— BEGIN —
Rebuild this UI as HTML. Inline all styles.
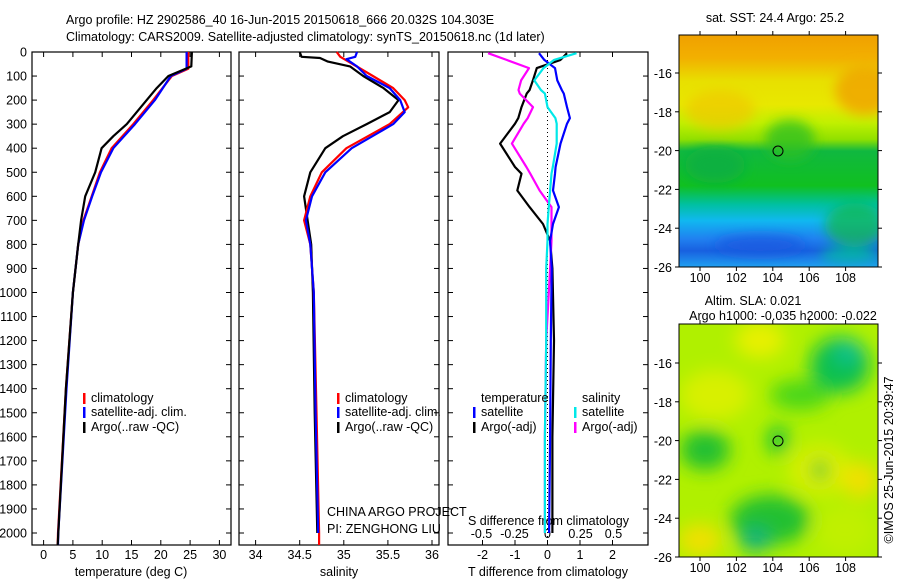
<!DOCTYPE html>
<html><head><meta charset="utf-8"><style>
html,body{margin:0;padding:0;background:#fff;width:900px;height:580px;overflow:hidden}
svg{font-family:"Liberation Sans",sans-serif;font-size:12.5px}
</style></head><body>
<svg id="chart" width="900" height="580" viewBox="0 0 900 580" xmlns="http://www.w3.org/2000/svg">
<defs>
<filter id="blur1" x="-20%" y="-20%" width="140%" height="140%"><feGaussianBlur stdDeviation="6"/></filter>
<filter id="blur2" x="-20%" y="-20%" width="140%" height="140%"><feGaussianBlur stdDeviation="9"/></filter>
<clipPath id="clipM1"><rect x="679" y="35" width="199" height="232"/></clipPath>
<clipPath id="clipM2"><rect x="679" y="324" width="199" height="233"/></clipPath>
<linearGradient id="sstGrad" x1="0" y1="0" x2="0" y2="1">
<stop offset="0" stop-color="#f0a000"/><stop offset="0.1" stop-color="#f2b000"/>
<stop offset="0.2" stop-color="#e8e000"/><stop offset="0.3" stop-color="#e8e800"/>
<stop offset="0.38" stop-color="#c0f000"/><stop offset="0.45" stop-color="#90e000"/>
<stop offset="0.5" stop-color="#10b840"/><stop offset="0.65" stop-color="#10c020"/>
<stop offset="0.73" stop-color="#00c0a0"/><stop offset="0.8" stop-color="#10b8f0"/>
<stop offset="0.88" stop-color="#2080f0"/><stop offset="0.93" stop-color="#1860e0"/>
<stop offset="1" stop-color="#20a0f0"/></linearGradient>
</defs>

<text x="66" y="24">Argo profile: HZ 2902586_40 16-Jun-2015 20150618_666 20.032S 104.303E</text>
<text x="66" y="41">Climatology: CARS2009. Satellite-adjusted climatology: synTS_20150618.nc (1d later)</text>

<g id="p1"></g>
<g id="p2"></g>
<g id="p3"></g>

<!-- SST map -->
<g clip-path="url(#clipM1)">
<rect x="679" y="35" width="199" height="232" fill="url(#sstGrad)"/>
<g filter="url(#blur1)">
<ellipse cx="865" cy="90" rx="30" ry="25" fill="#f0a800" opacity="0.9"/>
<ellipse cx="720" cy="110" rx="35" ry="20" fill="#f0c800" opacity="0.7"/>
<ellipse cx="715" cy="165" rx="30" ry="18" fill="#10b040"/>
<ellipse cx="790" cy="140" rx="25" ry="20" fill="#30c020" opacity="0.8"/>
<ellipse cx="855" cy="225" rx="30" ry="22" fill="#10b840" opacity="0.7"/>
<ellipse cx="850" cy="255" rx="30" ry="8" fill="#00c0a0" opacity="0.8"/>
<ellipse cx="760" cy="245" rx="45" ry="10" fill="#1858e0" opacity="0.8"/>
</g></g>
<rect x="679" y="35" width="199" height="232" fill="none" stroke="#000"/>
<circle cx="778" cy="151" r="5" fill="none" stroke="#000"/>
<text x="775" y="22" text-anchor="middle">sat. SST: 24.4 Argo: 25.2</text>

<!-- SLA map -->
<g clip-path="url(#clipM2)">
<rect x="679" y="324" width="199" height="233" fill="#b0f000"/>
<g filter="url(#blur2)">
<ellipse cx="760" cy="340" rx="25" ry="18" fill="#e8f000"/>
<ellipse cx="715" cy="395" rx="35" ry="25" fill="#d8f000"/>
<ellipse cx="840" cy="365" rx="30" ry="28" fill="#10c050"/>
<ellipse cx="848" cy="352" rx="14" ry="12" fill="#10c090"/>
<ellipse cx="800" cy="395" rx="30" ry="15" fill="#30d020" opacity="0.8"/>
<ellipse cx="705" cy="450" rx="25" ry="20" fill="#20c030"/>
<ellipse cx="778" cy="440" rx="10" ry="14" fill="#10c040"/>
<ellipse cx="820" cy="470" rx="30" ry="25" fill="#e0f000" opacity="0.9"/>
<ellipse cx="860" cy="480" rx="18" ry="18" fill="#f0e000"/>
<ellipse cx="820" cy="470" rx="8" ry="10" fill="#10c030"/>
<ellipse cx="770" cy="520" rx="40" ry="25" fill="#20c030"/>
<ellipse cx="755" cy="540" rx="15" ry="12" fill="#10b080"/>
<ellipse cx="700" cy="540" rx="22" ry="16" fill="#f0e000"/>
<ellipse cx="845" cy="530" rx="30" ry="25" fill="#c0f000"/>
</g></g>
<rect x="679" y="324" width="199" height="233" fill="none" stroke="#000"/>
<circle cx="778" cy="441" r="5" fill="none" stroke="#000"/>
<text x="753" y="305" text-anchor="middle">Altim. SLA: 0.021</text>
<text x="783" y="320" text-anchor="middle">Argo h1000: -0.035 h2000: -0.022</text>
<text transform="translate(893,460) rotate(-90)" text-anchor="middle">©IMOS 25-Jun-2015 20:39:47</text>
<g id="mapaxes"></g>
</svg>
<script>
// ---- data ----
const depthTA = [0,60,100,150,200,300,350,400,500,600,700,800,1000,1400,2000,2050];
const tempArgo = [25.3,25.2,21.3,19.3,17.6,14.2,11.9,9.9,8.8,7.1,6.4,5.9,5.0,3.8,2.5,2.4];
const depthTC = [0,70,100,200,300,400,500,600,700,800,1000,1400,2000,2050];
const tempClim = [24.7,24.7,21.9,18.7,15.3,11.6,9.6,8.2,6.8,5.9,5.0,3.8,2.45,2.4];
const tempSat = [24.4,24.4,21.7,19.0,15.6,11.9,9.8,8.3,6.9,5.9,5.0,3.9,2.5,2.45];
const depthSA = [0,20,25,40,60,100,150,200,250,300,350,400,500,600,700,800,1000,1500,2000];
const salArgo = [34.50,34.52,34.73,34.82,35.07,35.22,35.45,35.62,35.52,35.26,34.99,34.79,34.62,34.55,34.59,34.63,34.65,34.67,34.70];
const depthSR = [0,20,50,100,150,200,230,300,400,500,600,700,800,1000,1500,2000,2050];
const salClim = [34.92,34.96,35.10,35.33,35.56,35.69,35.73,35.52,35.03,34.75,34.62,34.55,34.62,34.66,34.69,34.72,34.72];
const depthSB = [0,20,30,60,100,150,200,250,300,400,500,600,700,800,1000,1500,2000];
const salSat = [35.15,35.13,35.03,35.15,35.26,35.52,35.64,35.69,35.56,35.09,34.79,34.64,34.57,34.62,34.66,34.68,34.71];
const depthD = [5,33,67,118,158,173,229,275,298,381,478,506,576,645,715,785,900,1200,1600,2000];
const dTsat = [-0.26,-0.1,0.23,0.3,0.44,0.5,0.6,0.69,0.6,0.4,0.25,0.23,0.17,0.35,0.17,0.08,0.13,0.1,0.08,0.05];
const dTargo = [0.6,0.4,-0.33,-0.45,-0.55,-0.64,-0.8,-0.9,-1.0,-1.46,-1.0,-0.8,-0.93,-0.55,-0.14,0.08,0.15,0.2,0.15,0.15];
const dSargo = [-0.45,-0.31,-0.14,-0.2,-0.22,-0.21,-0.11,-0.15,-0.18,-0.27,-0.16,-0.13,-0.06,0.03,0.03,0.03,0.02,-0.01,-0.02,-0.02];
const dSsat = [0.22,0.05,-0.03,-0.1,-0.05,-0.02,0,0.06,0.07,0.07,0.04,0.03,0.02,0.01,0,0,-0.01,-0.01,-0.02,-0.02];
const depthTicks = [0,100,200,300,400,500,600,700,800,900,1000,1100,1200,1300,1400,1500,1600,1700,1800,1900,2000];
const tempTicks = [0,5,10,15,20,25,30];
const salTicks = [34,34.5,35,35.5,36];
const salTickLabels = ["34","34.5","35","35.5","36"];
const tdTicks = [-2,-1,0,1,2];
const sdTicks = [-0.5,-0.25,0,0.25,0.5];
const sdTickLabels = ["-0.5","-0.25","0","0.25","0.5"];
const latTicks = [-16,-18,-20,-22,-24,-26];
const lonTicks = [100,102,104,106,108];

const NS="http://www.w3.org/2000/svg";
const svg=document.getElementById('chart');
function mk(tag,attrs,parent,txt){const e=document.createElementNS(NS,tag);for(const k in attrs)e.setAttribute(k,attrs[k]);if(txt!==undefined)e.textContent=txt;(parent||svg).appendChild(e);return e;}
const Y0=52,Ybot=545;
const yD=d=>Y0+d*0.2405;
const xT=t=>43.6+t*5.86;
const xS=s=>255.6+(s-34)*88.2;
const xTD=v=>547.5+v*32.5;
const xSD=v=>547.5+v*132;

function line(g,xs,ds,fx,color,name,w){
  let p=xs.map((v,i)=>(i?'L':'M')+fx(v).toFixed(1)+' '+yD(ds[i]).toFixed(1)).join(' ');
  const e=mk('path',{d:p,fill:'none',stroke:color,'stroke-width':w||2.2,'stroke-linejoin':'round'},g);
  
  
}
function frame(g,x0,x1,name){
  const r=mk('rect',{x:x0,y:Y0,width:x1-x0,height:Ybot-Y0,fill:'none',stroke:'#000','stroke-width':1.2},g);
  
  
}
function xticks(g,vals,labels,fx,ylab,name,top){
  vals.forEach((v,i)=>{const x=fx(v);
    mk('line',{x1:x,x2:x,y1:Ybot,y2:Ybot-5,stroke:'#000'},g);
    if(top) mk('line',{x1:x,x2:x,y1:Y0,y2:Y0+5,stroke:'#000'},g);
    const t=mk('text',{x:x,y:ylab,'text-anchor':'middle'},g,labels[i]);
    
    
  });
}
function legend(g,x,y,color,label){
  mk('rect',{x:x,y:y-9,width:2.5,height:11,fill:color},g);
  const t=mk('text',{x:x+8,y:y},g,label);
  
  
}

// panel 1
const p1=document.getElementById('p1');
frame(p1,32,231,'temperature-frame');
depthTicks.forEach(d=>{const y=yD(d);
  mk('line',{x1:32,x2:37,y1:y,y2:y,stroke:'#000'},p1);
  mk('line',{x1:231,x2:226,y1:y,y2:y,stroke:'#000'},p1);
  const t=mk('text',{x:27,y:y+4.5,'text-anchor':'end'},p1,String(d));
  
  
});
xticks(p1,tempTicks,tempTicks.map(String),xT,559,'temperature-tick-label',true);
mk('text',{x:131,y:576,'text-anchor':'middle',},p1,'temperature (deg C)');
line(p1,tempClim,depthTC,xT,'#ff0000','temp-climatology-line');
line(p1,tempSat,depthTC,xT,'#0000ff','temp-satellite-line');
line(p1,tempArgo,depthTA,xT,'#000','temp-argo-line');
legend(p1,83,402,'#ff0000','climatology');
legend(p1,83,416,'#0000ff','satellite-adj. clim.');
legend(p1,83,431,'#000','Argo(..raw -QC)');

// panel 2
const p2=document.getElementById('p2');
frame(p2,239,439,'salinity-frame');
depthTicks.forEach(d=>{const y=yD(d);
  mk('line',{x1:239,x2:244,y1:y,y2:y,stroke:'#000'},p2);
  mk('line',{x1:439,x2:434,y1:y,y2:y,stroke:'#000'},p2);
});
xticks(p2,salTicks,salTickLabels,xS,559,'salinity-tick-label',true);
mk('text',{x:339,y:576,'text-anchor':'middle',},p2,'salinity');
line(p2,salArgo,depthSA,xS,'#000','sal-argo-line');
line(p2,salClim,depthSR,xS,'#ff0000','sal-climatology-line');
line(p2,salSat,depthSB,xS,'#0000ff','sal-satellite-line');
legend(p2,337,402,'#ff0000','climatology');
legend(p2,337,416,'#0000ff','satellite-adj. clim.');
legend(p2,337,431,'#000','Argo(..raw -QC)');
mk('text',{x:327,y:545-29,},p2,'CHINA ARGO PROJECT');
mk('text',{x:327,y:545-12,},p2,'PI: ZENGHONG LIU');

// panel 3
const p3=document.getElementById('p3');
frame(p3,448,648,'difference-frame');
depthTicks.forEach(d=>{const y=yD(d);
  mk('line',{x1:448,x2:453,y1:y,y2:y,stroke:'#000'},p3);
  mk('line',{x1:648,x2:643,y1:y,y2:y,stroke:'#000'},p3);
});
xticks(p3,tdTicks,tdTicks.map(String),xTD,559,'t-diff-tick-label',true);
sdTicks.forEach((v,i)=>{const t=mk('text',{x:xSD(v),y:538,'text-anchor':'middle'},p3,sdTickLabels[i]);
  
  });
mk('text',{x:468,y:525,},p3,'S difference from climatology');
mk('text',{x:548,y:576,'text-anchor':'middle',},p3,'T difference from climatology');
mk('line',{x1:xTD(0),x2:xTD(0),y1:Y0,y2:Ybot,stroke:'#000','stroke-dasharray':'1,3',},p3);
line(p3,dTargo,depthD,xTD,'#000','tdiff-argo-line');
line(p3,dSargo,depthD,xSD,'#ff00ff','sdiff-argo-line');
line(p3,dTsat,depthD,xTD,'#0000ff','tdiff-satellite-line');
line(p3,dSsat,depthD,xSD,'#00e8e8','sdiff-satellite-line');
mk('text',{x:481,y:402,},p3,'temperature');
mk('text',{x:582,y:402,},p3,'salinity');
legend(p3,473,416,'#0000ff','satellite');
legend(p3,473,431,'#000','Argo(-adj)');
legend(p3,574,416,'#00e8e8','satellite');
legend(p3,574,431,'#ff00ff','Argo(-adj)');

// map axes
const ma=document.getElementById('mapaxes');
const xLon=l=>700+(l-100)*18.2;
[[35,267,73],[324,557,363]].forEach(([top,bot,y16],mi)=>{
  const yLat=la=>y16+(-16-la)*((bot-y16)/10);
  latTicks.forEach(la=>{const y=yLat(la);
    mk('line',{x1:679,x2:675,y1:y,y2:y,stroke:'#000'},ma);
    mk('line',{x1:878,x2:882,y1:y,y2:y,stroke:'#000'},ma);
    const t=mk('text',{x:672,y:y+5,'text-anchor':'end'},ma,String(la));
    
    
  });
  lonTicks.forEach(lo=>{const x=xLon(lo);
    mk('line',{x1:x,x2:x,y1:top,y2:top-4,stroke:'#000'},ma);
    mk('line',{x1:x,x2:x,y1:bot,y2:bot+4,stroke:'#000'},ma);
    const t=mk('text',{x:x,y:bot+15,'text-anchor':'middle'},ma,String(lo));
    
    
  });
});
</script>
</body></html>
— END —
» **EXERCISE DIRECTIONS**:
Repeat only the lines between the start of the data and the line with "synTS_20150618.nc (1d later)</text>", including those two lines, and skip the pictures.

» **WRITTEN ANSWER**:
Rebuild this UI as HTML. Inline all styles.
<!DOCTYPE html>
<html><head><meta charset="utf-8"><style>
html,body{margin:0;padding:0;background:#fff;width:900px;height:580px;overflow:hidden}
svg{font-family:"Liberation Sans",sans-serif;font-size:12.5px}
</style></head><body>
<svg id="chart" width="900" height="580" viewBox="0 0 900 580" xmlns="http://www.w3.org/2000/svg">
<defs>
<filter id="blur1" x="-20%" y="-20%" width="140%" height="140%"><feGaussianBlur stdDeviation="6"/></filter>
<filter id="blur2" x="-20%" y="-20%" width="140%" height="140%"><feGaussianBlur stdDeviation="9"/></filter>
<clipPath id="clipM1"><rect x="679" y="35" width="199" height="232"/></clipPath>
<clipPath id="clipM2"><rect x="679" y="324" width="199" height="233"/></clipPath>
<linearGradient id="sstGrad" x1="0" y1="0" x2="0" y2="1">
<stop offset="0" stop-color="#f0a000"/><stop offset="0.1" stop-color="#f2b000"/>
<stop offset="0.2" stop-color="#e8e000"/><stop offset="0.3" stop-color="#e8e800"/>
<stop offset="0.38" stop-color="#c0f000"/><stop offset="0.45" stop-color="#90e000"/>
<stop offset="0.5" stop-color="#10b840"/><stop offset="0.65" stop-color="#10c020"/>
<stop offset="0.73" stop-color="#00c0a0"/><stop offset="0.8" stop-color="#10b8f0"/>
<stop offset="0.88" stop-color="#2080f0"/><stop offset="0.93" stop-color="#1860e0"/>
<stop offset="1" stop-color="#20a0f0"/></linearGradient>
</defs>

<text x="66" y="24">Argo profile: HZ 2902586_40 16-Jun-2015 20150618_666 20.032S 104.303E</text>
<text x="66" y="41">Climatology: CARS2009. Satellite-adjusted climatology: synTS_20150618.nc (1d later)</text>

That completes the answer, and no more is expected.